(What is being asked) Exactly as written, write out the lines below from the first to the one containing "from matplotlib.patches import Rectangle", inclusive. Pictures do not belong in the copy.

(Dataset content)
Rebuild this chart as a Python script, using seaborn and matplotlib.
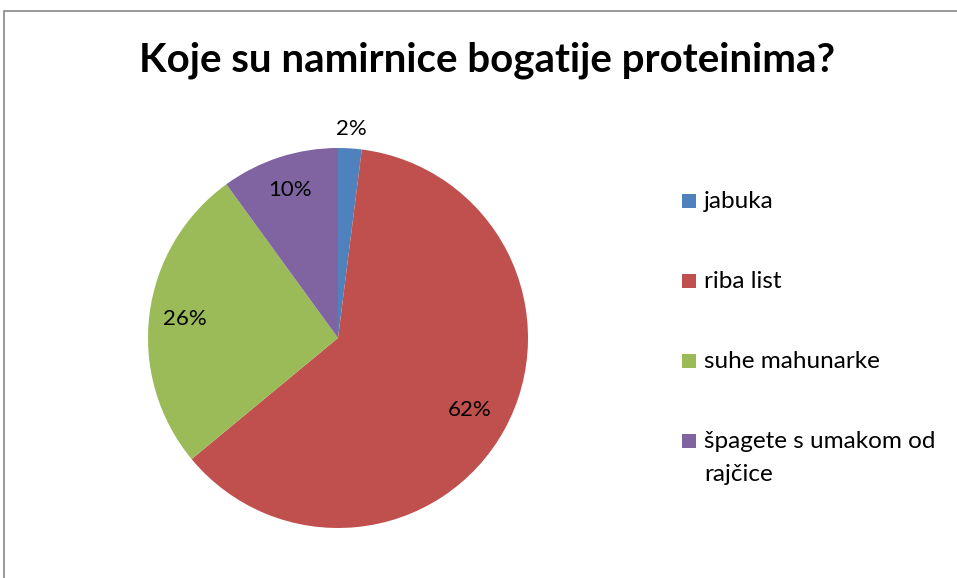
import matplotlib
matplotlib.use("Agg")
import matplotlib.pyplot as plt
import numpy as np
import seaborn as sns
from matplotlib.patches import Rectangle

categories = ["jabuka", "riba list", "suhe mahunarke", "špagete s umakom od\nrajčice"]
shares = [2, 62, 26, 10]
label_radius = [1.1, 0.79, 0.81, 0.82]
colors = ["#4F81BD", "#C0504D", "#9BBB59", "#8064A2"]

sns.set_theme(style="white")
plt.rcParams["font.family"] = ["Lato", "DejaVu Sans"]

W, H = 957, 578
fig = plt.figure(figsize=(W / 100, H / 100), dpi=100)
fig.patch.set_facecolor("white")


def px(x, y):
    """Pixel position (from top-left) to figure fraction."""
    return x / W, 1 - y / H


# outer chart frame (right and bottom edges run past the canvas)
fig.add_artist(Rectangle((4 / W, -0.1), 1.2, (H - 11) / H + 0.1, transform=fig.transFigure,
                         fill=False, edgecolor="#868686", linewidth=1.2))

cx, cy, r = 338, 338, 190
ax = fig.add_axes([(cx - r) / W, (H - cy - r) / H, 2 * r / W, 2 * r / H])
palette = sns.color_palette(colors)
wedges, _ = ax.pie(shares, colors=palette, startangle=90, counterclock=False,
                   radius=1, wedgeprops=dict(linewidth=0))
ax.set_xlim(-1, 1)
ax.set_ylim(-1, 1)
ax.set_aspect("equal")
ax.axis("off")

for w, v, rr in zip(wedges, shares, label_radius):
    mid = np.deg2rad((w.theta1 + w.theta2) / 2)
    ax.text(rr * np.cos(mid), rr * np.sin(mid), f"{v}%", ha="center", va="center",
            fontsize=16, color="#000000", clip_on=False)

fig.text(*px(487, 60), "Koje su namirnice bogatije proteinima?", ha="center", va="center",
         fontsize=29, fontweight="bold", color="#000000")

# legend: colour key square + label, one row every 80 px, wrapped lines 33 px apart
sq = 14
for i, (c, lab) in enumerate(zip(palette, categories)):
    base = 208 + 80 * i
    fig.add_artist(Rectangle(px(682, base), sq / W, sq / H, transform=fig.transFigure,
                             facecolor=c, edgecolor="none"))
    for j, line in enumerate(lab.split("\n")):
        fig.text(*px(704, base + 33 * j), line, ha="left", va="baseline",
                 fontsize=17.5, color="#000000")

fig.savefig("out.png", dpi=100, facecolor="white")
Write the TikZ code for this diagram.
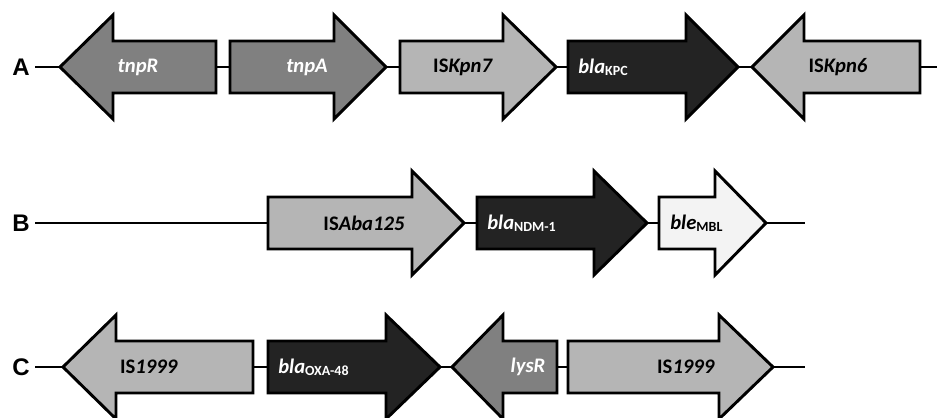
\documentclass[tikz,border=0pt]{standalone}
\usepackage{fontspec}
\setmainfont{Carlito}
\newfontfamily\rowfont{Liberation Sans}
\usepackage{tikz}

\definecolor{tnpgray}{RGB}{128,128,128}
\definecolor{isgray}{RGB}{181,181,181}
\definecolor{blablack}{RGB}{35,35,35}
\definecolor{blewhite}{RGB}{243,243,243}

\tikzset{
  gene/.style={draw=black,line width=2.2pt},
  link/.style={draw=black,line width=0.9pt},
  genetext/.style={inner sep=0pt,font=\fontsize{15.5}{18}\selectfont\bfseries},
  rowlabel/.style={inner sep=4pt,font=\rowfont\fontsize{18}{21}\selectfont\bfseries},
}

% gene pointing right: name, tail x, head base x, tip x, centre y, fill
\newcommand{\fwdgene}[6]{%
  \draw[gene,fill=#6] (#2,#5-26) -- (#3,#5-26) -- (#3,#5-52) -- (#4,#5) -- (#3,#5+52) -- (#3,#5+26) -- (#2,#5+26) -- cycle;
  \coordinate (#1-l) at (#2,#5);
  \coordinate (#1-r) at (#4,#5);}
% gene pointing left: name, tip x, head base x, tail x, centre y, fill
\newcommand{\revgene}[6]{%
  \draw[gene,fill=#6] (#4,#5-26) -- (#3,#5-26) -- (#3,#5-52) -- (#2,#5) -- (#3,#5+52) -- (#3,#5+26) -- (#4,#5+26) -- cycle;
  \coordinate (#1-l) at (#2,#5);
  \coordinate (#1-r) at (#4,#5);}
\newcommand{\gsub}[1]{\raisebox{-1.8pt}{\fontsize{10.5}{12}\selectfont #1}}

\begin{document}
\begin{tikzpicture}[x=0.75pt,y=0.75pt,yscale=-1,xscale=1]
\useasboundingbox (0,0) rectangle (937,417);

% row A
\node[rowlabel] (rowA) at (21,67) {A};
\coordinate (endA) at (937,67);
\revgene{tnpR}{60}{113}{216}{67}{tnpgray}
\fwdgene{tnpA}{230}{334}{386}{67}{tnpgray}
\fwdgene{kpnS}{400}{503}{556}{67}{isgray}
\fwdgene{kpc}{568}{686}{738}{67}{blablack}
\revgene{kpnF}{752}{804}{920}{67}{isgray}
\draw[link] (rowA.east) -- (tnpR-l);
\draw[link] (tnpR-r) -- (tnpA-l);
\draw[link] (tnpA-r) -- (kpnS-l);
\draw[link] (kpnS-r) -- (kpc-l);
\draw[link] (kpc-r) -- (kpnF-l);
\draw[link] (kpnF-r) -- (endA);
\node[genetext,text=white] (tnpR-t) at (138,67) {\textit{tnpR}};
\node[genetext,text=white] (tnpA-t) at (307,67) {\textit{tnpA}};
\node[genetext] (kpnS-t) at (463,67) {IS\textit{Kpn7}};
\node[genetext,text=white,anchor=west] (kpc-t) at (578,67) {\textit{bla}\gsub{KPC}};
\node[genetext] (kpnF-t) at (838,67) {IS\textit{Kpn6}};

% row B
\node[rowlabel] (rowB) at (21,223) {B};
\coordinate (endB) at (805,223);
\fwdgene{aba}{268}{412}{464}{223}{isgray}
\fwdgene{ndm}{477}{594}{647}{223}{blablack}
\fwdgene{ble}{659}{715}{766}{223}{blewhite}
\draw[link] (rowB.east) -- (aba-l);
\draw[link] (aba-r) -- (ndm-l);
\draw[link] (ndm-r) -- (ble-l);
\draw[link] (ble-r) -- (endB);
\node[genetext] (aba-t) at (364,223) {IS\textit{Aba125}};
\node[genetext,text=white,anchor=west] (ndm-t) at (487,223) {\textit{bla}\gsub{NDM-1}};
\node[genetext,anchor=west] (ble-t) at (670,223) {\textit{ble}\gsub{MBL}};

% row C
\node[rowlabel] (rowC) at (21,367) {C};
\coordinate (endC) at (805,367);
\revgene{isL}{63}{116}{253}{367}{isgray}
\fwdgene{oxa}{268}{386}{440}{367}{blablack}
\revgene{lys}{452}{503}{557}{367}{tnpgray}
\fwdgene{isR}{568}{719}{773}{367}{isgray}
\draw[link] (rowC.east) -- (isL-l);
\draw[link] (isL-r) -- (oxa-l);
\draw[link] (oxa-r) -- (lys-l);
\draw[link] (lys-r) -- (isR-l);
\draw[link] (isR-r) -- (endC);
\node[genetext] (isL-t) at (149,367) {IS\textit{1999}};
\node[genetext,text=white,anchor=west] (oxa-t) at (278,367) {\textit{bla}\gsub{OXA-48}};
\node[genetext,text=white] (lys-t) at (528,367) {\textit{lysR}};
\node[genetext] (isR-t) at (686,367) {IS\textit{1999}};
\end{tikzpicture}
\end{document}
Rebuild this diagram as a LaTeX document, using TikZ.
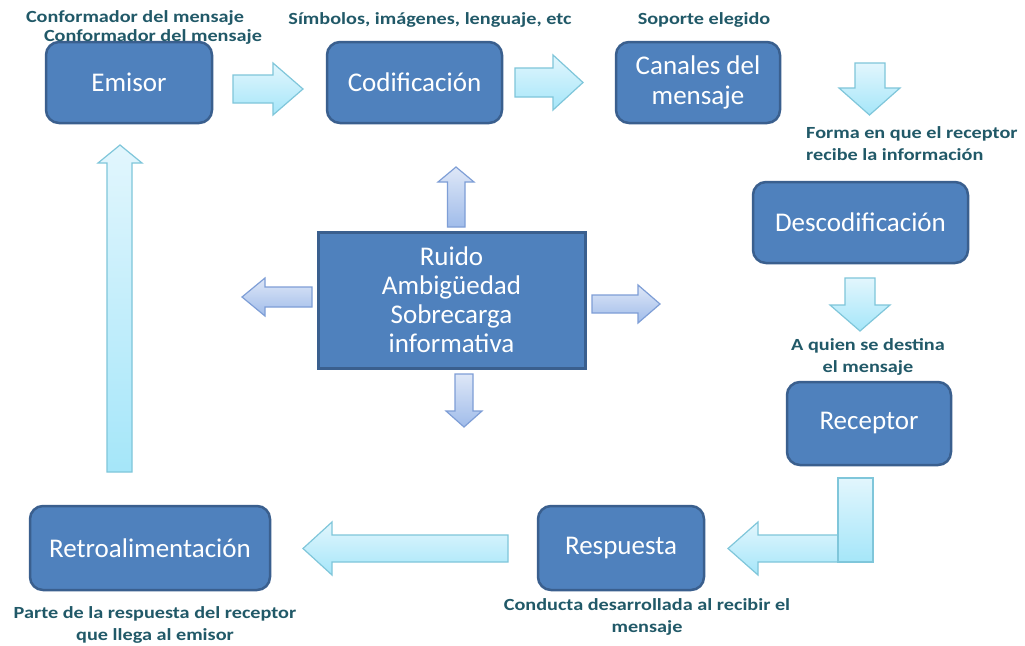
\documentclass[tikz,border=0pt]{standalone}
\usepackage{fontspec}
\setmainfont{Carlito}
\newfontfamily\lblfont[FakeStretch=1.19]{Carlito}
\definecolor{boxfill}{HTML}{4F81BD}
\definecolor{boxline}{HTML}{3A5F8E}
\definecolor{lblcol}{HTML}{215968}
\definecolor{cyanlight}{HTML}{E2F6FD}
\definecolor{cyandark}{HTML}{A5E6F9}
\definecolor{cyanline}{HTML}{7FC6DA}
\definecolor{bluelight}{HTML}{DEE7F7}
\definecolor{bluedark}{HTML}{A0BCEA}
\definecolor{blueline}{HTML}{7E9ED6}
\tikzset{
  stage/.style={draw=boxline, line width=2.5pt, fill=boxfill, rounded corners=13pt,
    text=white, font=\fontsize{27}{30}\selectfont, align=center, inner sep=0pt},
  centre/.style={draw=boxline, line width=3pt, fill=boxfill,
    text=white, font=\fontsize{27}{29}\selectfont, align=center, inner sep=0pt},
  lbl/.style={text=lblcol, font={\lblfont\fontsize{17}{22}\selectfont\bfseries}, inner sep=0pt},
  carrow/.style={draw=cyanline, line width=1.2pt, top color=cyanlight, bottom color=cyandark, line join=miter},
  barrow/.style={draw=blueline, line width=1.2pt, top color=bluelight, bottom color=bluedark, line join=miter}
}
\begin{document}
\begin{tikzpicture}[x=1pt,y=-1pt]
\useasboundingbox[fill=white] (0,0) rectangle (1025,645);

% boxes
\node[stage, minimum width=166pt, minimum height=81pt] (emisor) at (129,82.5) {Emisor};
\node[stage, minimum width=175pt, minimum height=81pt] (codif) at (414.5,82.5) {Codificación};
\node[stage, minimum width=164pt, minimum height=81pt] (canales) at (698,82.5) {Canales del\\mensaje};
\node[stage, minimum width=215pt, minimum height=81pt] (descod) at (860.5,222.5) {Descodificación};
\node[stage, minimum width=164pt, minimum height=83pt] (receptor) at (869,423.5) {Receptor};
\node[stage, minimum width=166pt, minimum height=84pt] (respuesta) at (621,548) {Respuesta};
\node[stage, minimum width=240pt, minimum height=84pt] (retro) at (150,548) {Retroalimentación};
\node[centre, minimum width=267pt, minimum height=136pt] (ruido) at (451.5,300) {Ruido\\Ambigüedad\\Sobrecarga\\informativa};

% labels
\node[lbl] (l1) at (135,18) {Conformador del mensaje};
\node[lbl] (l2) at (153,37) {Conformador del mensaje};
\node[lbl] (l3) at (430,20) {Símbolos, imágenes, lenguaje, etc};
\node[lbl] (l4) at (704,20) {Soporte elegido};
\node[lbl, align=left, anchor=west] (l5) at (806,144) {Forma en que el receptor\\recibe la información};
\node[lbl, align=center] (l6) at (868,357) {A quien se destina\\el mensaje};
\node[lbl, align=center] (l7) at (155,625) {Parte de la respuesta del receptor\\que llega al emisor};
\node[lbl, align=center] (l8) at (647,617) {Conducta desarrollada al recibir el\\mensaje};

% cyan block arrows
\draw[carrow] (233,75) -- (273,75) -- (273,63) -- (303,89) -- (273,115) -- (273,103) -- (233,103) -- cycle;
\draw[carrow] (515,68) -- (553,68) -- (553,55) -- (583,82.5) -- (553,110) -- (553,97) -- (515,97) -- cycle;
\draw[carrow] (855,63) -- (885,63) -- (885,88) -- (900,88) -- (869.5,115) -- (839,88) -- (855,88) -- cycle;
\draw[carrow] (845,278) -- (875,278) -- (875,305) -- (890,305) -- (860,331) -- (830,305) -- (845,305) -- cycle;
\draw[carrow] (845,535) -- (758,535) -- (758,522) -- (728,548.5) -- (758,575) -- (758,562) -- (845,562) -- cycle;
\draw[carrow] (838,478) rectangle (873,562);
\draw[carrow] (508,535) -- (332,535) -- (332,522) -- (303,548.5) -- (332,575) -- (332,562) -- (508,562) -- cycle;
\draw[carrow] (107,472) -- (107,163) -- (98,163) -- (120,145) -- (142,163) -- (132,163) -- (132,472) -- cycle;

% blue block arrows around the centre box
\draw[barrow] (447.5,227) -- (447.5,182) -- (438,182) -- (456,167) -- (474,182) -- (465,182) -- (465,227) -- cycle;
\draw[barrow] (312,287) -- (265,287) -- (265,278) -- (242,297) -- (265,316) -- (265,307) -- (312,307) -- cycle;
\draw[barrow] (592,295) -- (638,295) -- (638,285) -- (660,304) -- (638,323) -- (638,313) -- (592,313) -- cycle;
\draw[barrow] (455,374) -- (473,374) -- (473,411) -- (482,411) -- (464,427) -- (446,411) -- (455,411) -- cycle;
\end{tikzpicture}
\end{document}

(Answer in full)
Rebuild this chart as a Python script, using seaborn and matplotlib.
import matplotlib
matplotlib.use("Agg")
import matplotlib.pyplot as plt
import numpy as np
import seaborn as sns
from matplotlib.patches import Rectangle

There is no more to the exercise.